Across the region, regulators prioritized payment-focused digital assets and tokenized finance, aiming to integrate blockchain-based instruments into existing financial infrastructure.

The approach reflected growing demand from institutions for clarity on issuance, custody and settlement rather than speculative trading activity.

Hong Kong emerged as an early mover after its stablecoin law took effect in August, creating a licensing regime for issuers of fiat-referenced tokens.

The city also expanded tokenization trials through initiatives that tested settlement models combining tokenized bank deposits with onchain delivery of assets.

Additional pilots launched later in the year examined issuance and trading of traditional financial instruments on blockchain networks within a regulated setting.

Singapore advanced a parallel path. Its Digital Token Service Provider regime became operational in June, extending licensing and anti-money laundering obligations to firms with a substantive presence in the city-state.

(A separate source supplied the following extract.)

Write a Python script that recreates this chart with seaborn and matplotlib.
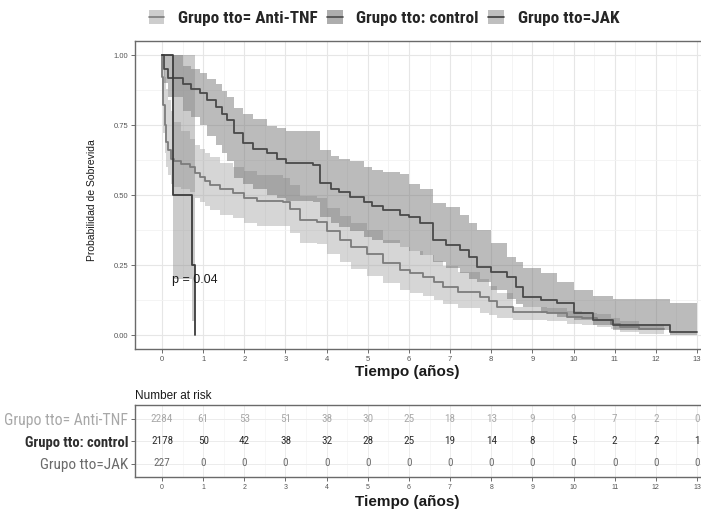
import numpy as np
import pandas as pd
import matplotlib
matplotlib.use('Agg')
import matplotlib.pyplot as plt
import seaborn as sns
from matplotlib.patches import Patch
from matplotlib.lines import Line2D

# ---------------- data ----------------
groups = ['Grupo tto= Anti-TNF', 'Grupo tto: control', 'Grupo tto=JAK']

anti_t  = [0, 0.01, 0.03, 0.06, 0.10, 0.15, 0.22, 0.30, 0.45, 0.68, 0.80, 0.92, 1.05, 1.17, 1.40, 1.73, 2.00, 2.30, 2.95, 3.10, 3.35, 3.76, 4.00, 4.33, 4.60, 4.97, 5.37, 5.78, 6.03, 6.35, 6.60, 6.84, 7.20, 7.73, 7.95, 8.13, 8.53, 9.35, 9.83, 10.20, 10.56, 10.90, 11.13, 11.60, 12.20]
anti_s  = [1.00, 0.92, 0.82, 0.75, 0.69, 0.66, 0.63, 0.62, 0.61, 0.60, 0.58, 0.565, 0.55, 0.536, 0.52, 0.506, 0.49, 0.48, 0.476, 0.45, 0.41, 0.405, 0.37, 0.34, 0.315, 0.29, 0.257, 0.232, 0.22, 0.208, 0.19, 0.173, 0.155, 0.137, 0.12, 0.101, 0.083, 0.077, 0.065, 0.06, 0.054, 0.04, 0.03, 0.02, 0.02]
anti_hi = [1.00, 0.98, 0.95, 0.92, 0.88, 0.84, 0.80, 0.76, 0.73, 0.70, 0.68, 0.665, 0.65, 0.635, 0.615, 0.60, 0.585, 0.57, 0.56, 0.535, 0.495, 0.49, 0.455, 0.425, 0.40, 0.375, 0.34, 0.315, 0.30, 0.285, 0.265, 0.245, 0.225, 0.20, 0.175, 0.15, 0.10, 0.095, 0.085, 0.08, 0.075, 0.06, 0.05, 0.04, 0.035]
anti_lo = [1.00, 0.86, 0.72, 0.65, 0.60, 0.57, 0.54, 0.53, 0.52, 0.51, 0.49, 0.475, 0.46, 0.447, 0.43, 0.417, 0.40, 0.39, 0.39, 0.365, 0.33, 0.325, 0.29, 0.26, 0.235, 0.21, 0.185, 0.16, 0.15, 0.14, 0.125, 0.11, 0.095, 0.08, 0.07, 0.06, 0.054, 0.05, 0.04, 0.035, 0.03, 0.02, 0.012, 0.005, 0.005]

ctrl_t  = [0, 0.05, 0.15, 0.52, 0.70, 0.92, 1.10, 1.32, 1.45, 1.57, 1.75, 1.97, 2.20, 2.54, 2.80, 3.02, 3.67, 3.83, 4.10, 4.30, 4.56, 4.90, 5.10, 5.37, 5.78, 6.00, 6.27, 6.59, 6.90, 7.24, 7.45, 7.65, 8.00, 8.38, 8.60, 8.78, 9.20, 9.59, 10.00, 10.48, 10.97, 12.35, 13.00]
ctrl_s  = [1.00, 0.95, 0.917, 0.895, 0.88, 0.863, 0.84, 0.815, 0.79, 0.768, 0.72, 0.685, 0.665, 0.649, 0.63, 0.613, 0.607, 0.542, 0.52, 0.51, 0.494, 0.475, 0.46, 0.446, 0.43, 0.42, 0.399, 0.339, 0.32, 0.304, 0.28, 0.244, 0.225, 0.208, 0.17, 0.137, 0.125, 0.113, 0.077, 0.054, 0.036, 0.012, 0.012]
ctrl_hi = [1.00, 1.00, 1.00, 0.96, 0.95, 0.935, 0.915, 0.895, 0.87, 0.85, 0.81, 0.79, 0.77, 0.745, 0.74, 0.73, 0.73, 0.66, 0.64, 0.63, 0.62, 0.60, 0.59, 0.583, 0.575, 0.54, 0.52, 0.47, 0.458, 0.43, 0.40, 0.375, 0.33, 0.28, 0.26, 0.24, 0.22, 0.19, 0.16, 0.14, 0.13, 0.113, 0.113]
ctrl_lo = [1.00, 0.90, 0.85, 0.80, 0.78, 0.75, 0.71, 0.68, 0.65, 0.62, 0.56, 0.54, 0.52, 0.50, 0.49, 0.48, 0.475, 0.42, 0.40, 0.385, 0.37, 0.35, 0.34, 0.33, 0.315, 0.30, 0.285, 0.26, 0.24, 0.22, 0.20, 0.19, 0.16, 0.13, 0.11, 0.10, 0.08, 0.065, 0.055, 0.035, 0.018, 0.0, 0.0]

jak_t  = [0, 0.26, 0.27, 0.72, 0.80]
jak_s  = [1.00, 0.75, 0.50, 0.25, 0.0]
jak_hi = [1.00, 1.00, 1.00, 1.00, 1.00]
jak_lo = [1.00, 0.45, 0.20, 0.05, 0.0]

risk_times = list(range(14))
risk_anti = [2284, 61, 53, 51, 38, 30, 25, 18, 13, 9, 9, 7, 2, 0]
risk_ctrl = [2178, 50, 42, 38, 32, 28, 25, 19, 14, 8, 5, 2, 2, 1]
risk_jak  = [227, 0, 0, 0, 0, 0, 0, 0, 0, 0, 0, 0, 0, 0]

p_text = 'p = 0.04'

# ---------------- style ----------------
line_cols = ['#7c7c7c', '#4a4a4a', '#3c3c3c']
fill_cols = ['#a4a4a4', '#6a6a6a', '#8c8c8c']
fill_alpha = [0.45, 0.45, 0.45]
label_cols = ['#a8a8a8', '#2e2e2e', '#6a6a6a']
narrow = ['Roboto Condensed', 'Liberation Sans Narrow', 'Liberation Sans', 'DejaVu Sans']

sns.set_theme(style='whitegrid')
plt.rcParams['font.family'] = ['Liberation Sans', 'DejaVu Sans']

W, H = 701, 509
fig = plt.figure(figsize=(W / 100, H / 100), dpi=100)

xl = (-0.65, 13.65)
px0, px1 = 135.3, 723.7
ax = fig.add_axes([px0 / W, 1 - 349 / H, (px1 - px0) / W, (349 - 41) / H])
axr = fig.add_axes([px0 / W, 1 - 477 / H, (px1 - px0) / W, (477 - 405) / H])

series = [
    (anti_t, anti_s, anti_lo, anti_hi),
    (ctrl_t, ctrl_s, ctrl_lo, ctrl_hi),
    (jak_t, jak_s, jak_lo, jak_hi),
]

for i, (t, s, lo, hi) in enumerate(series):
    ax.fill_between(t, lo, hi, step='post', color=fill_cols[i], alpha=fill_alpha[i], lw=0, zorder=2)
for i, (t, s, lo, hi) in enumerate(series):
    df = pd.DataFrame({'t': t, 's': s})
    sns.lineplot(data=df, x='t', y='s', ax=ax, estimator=None, sort=False,
                 drawstyle='steps-post', color=line_cols[i], lw=1.3, zorder=3)

ax.set_xlim(*xl)
ax.set_ylim(-0.05, 1.05)
ax.set_xticks(range(14))
ax.set_xticks(np.arange(0.5, 13.6, 1), minor=True)
ax.set_yticks([0, 0.25, 0.5, 0.75, 1.0])
ax.set_yticks([0.125, 0.375, 0.625, 0.875], minor=True)
ax.set_yticklabels(['0.00', '0.25', '0.50', '0.75', '1.00'])
ax.grid(which='major', color='#e6e6e6', lw=0.8)
ax.grid(which='minor', color='#f2f2f2', lw=0.6)
ax.tick_params(axis='both', which='major', labelsize=5.5, labelcolor='#555555',
               length=3, width=0.6, color='#555555', pad=2, bottom=True, left=True)
ax.tick_params(which='minor', length=0)
for sp in ax.spines.values():
    sp.set_color('#6a6a6a')
    sp.set_linewidth(1.0)
ax.set_xlabel('Tiempo (años)', fontsize=11, fontweight='bold', color='#1a1a1a', labelpad=0)
ax.xaxis.set_label_coords((407 - px0) / (px1 - px0), -0.052)
ax.set_ylabel('Probabilidad de Sobrevida', fontsize=7.5, color='#1a1a1a')
ax.yaxis.set_label_coords((97 - px0) / (px1 - px0), (349 - 200) / 308)
ax.text(0.24, 0.196, p_text, fontsize=9, va='center', ha='left', color='#1a1a1a', zorder=5)

# legend
handles = []
for i in range(3):
    handles.append((Patch(facecolor=fill_cols[i], alpha=0.55, edgecolor='none'),
                    Line2D([0], [0], color=line_cols[i], lw=1.2)))
fig.legend(handles, groups, loc='center', mode='expand',
           bbox_to_anchor=(149 / W, 1 - 30 / H, (619 - 149) / W, 24 / H), ncol=3,
           frameon=False, handlelength=0.9, handleheight=0.9, columnspacing=1.0, handletextpad=0.8,
           borderaxespad=0, borderpad=0,
           prop={'family': narrow, 'weight': 'bold', 'size': 12.3})

# risk table
risk_rows = [risk_anti, risk_ctrl, risk_jak]
for r, vals in enumerate(risk_rows):
    for tt, v in zip(risk_times, vals):
        axr.text(tt, r + 1, str(v), ha='center', va='center', fontsize=8,
                 color=label_cols[r], family=narrow)
axr.set_xlim(*xl)
axr.set_ylim(3.6, 0.4)
axr.set_xticks(range(14))
axr.set_xticks(np.arange(0.5, 13.6, 1), minor=True)
axr.set_yticks([1, 2, 3])
axr.set_yticklabels(groups)
for lab, c, wgt, sz in zip(axr.get_yticklabels(), label_cols, ['normal', 'bold', 'normal'], [11.3, 10.5, 11]):
    lab.set_color(c)
    lab.set_fontfamily(narrow)
    lab.set_fontsize(sz)
    lab.set_fontweight(wgt)
axr.grid(which='major', color='#ececec', lw=0.7)
axr.grid(which='minor', color='#f4f4f4', lw=0.5)
axr.tick_params(axis='x', which='major', labelsize=5, labelcolor='#555555',
                length=3, width=0.6, color='#555555', pad=2, bottom=True)
axr.tick_params(axis='y', which='major', length=3, width=0.6, color='#555555', pad=2, left=True)
axr.tick_params(which='minor', length=0)
for sp in axr.spines.values():
    sp.set_color('#6a6a6a')
    sp.set_linewidth(1.0)
axr.set_xlabel('Tiempo (años)', fontsize=11, fontweight='bold', color='#1a1a1a', labelpad=0)
axr.xaxis.set_label_coords((407 - px0) / (px1 - px0), -0.25)
axr.set_title('Number at risk', loc='left', fontsize=8.5, color='#1a1a1a', pad=4)

fig.savefig('out.png', dpi=100, facecolor='white')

The Monetary Authority of Singapore said tokenization has entered commercial use, supported by interbank trials using a wholesale central bank digital currency for overnight lending.

Japan and South Korea also emphasized stablecoins. Japanese regulators supported bank-led pilots while considering stronger safeguards for exchanges, including reserve requirements for security incidents. South Korean firms launched won-backed stablecoins, with authorities signaling plans for a formal framework.

Industry observers expect these efforts to draw more onshore activity in 2026 as regulated markets normalize tokenized issuance and settlement using stablecoins, while higher compliance thresholds limit purely speculative uses.